Actually, he was saying the name of Belle Skiffington, “the best evidence of the ruination that spoiling brings,” according to her husband. Belle is a minor character in The Known World, his Pulitzer Prize-winning 2003 novel. I heard him read from this book, along with the beginning of “Blindsided,” a story in All Aunt Hagar’s Children, recently at UNC-Chapel Hill, where he was the 2010 Morgan Writer-In-Residence. I took the blurry, dark photo above during the question-and-answer part of his reading, when he asked a woman who wanted to know about his research for The Known World if she was sent by the agency that sends someone to all of his readings to ask that very question (we were all rather star-struck, so some of our questions came out funny).

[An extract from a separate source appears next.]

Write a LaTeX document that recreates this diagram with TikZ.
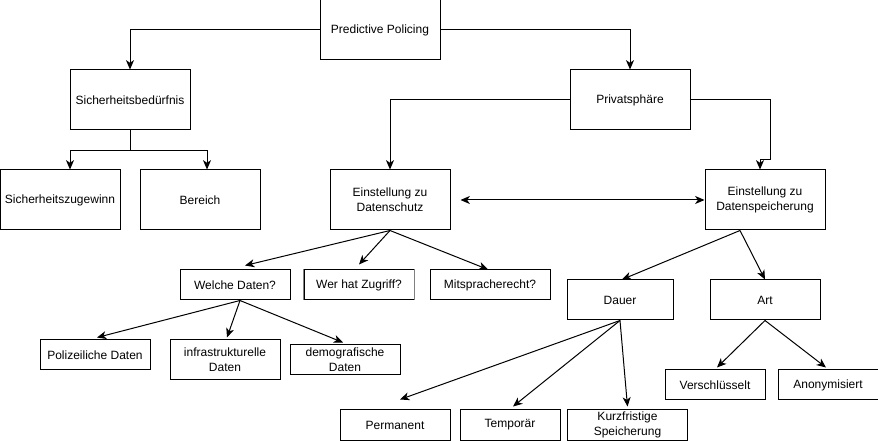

His serious answer was that he did very little research, though he first intended to, because he didn’t want the research to become the work–he wanted us to think about the characters. Mr. Jones spent ten years thinking about The Known World and its characters before he wrote the first draft in three months, right after being laid off from his job writing and editing for Tax Notes. “The creative mind can’t be held back,” he said–what an empowering message for the many young writers in the audience. He also advised them that if they really want to write, they have no excuse not to–anyone can find a pen on the street, some paper in a dumpster.
Earlier that day, Mr. Jones was interviewed by Frank Stasio on WUNC’s The State of Things, and they discussed writing and the teaching of writing. Click here if you’d like to listen to the program.
I’m rereading The Known World now, noticing particularly all the deft touches of humor in such a profound and serious book. If you haven’t read it, or his short story collections Lost in the City and All Aunt Hagar’s Children, please put them on your list. If you live in D.C. or Virginia, I think they are required.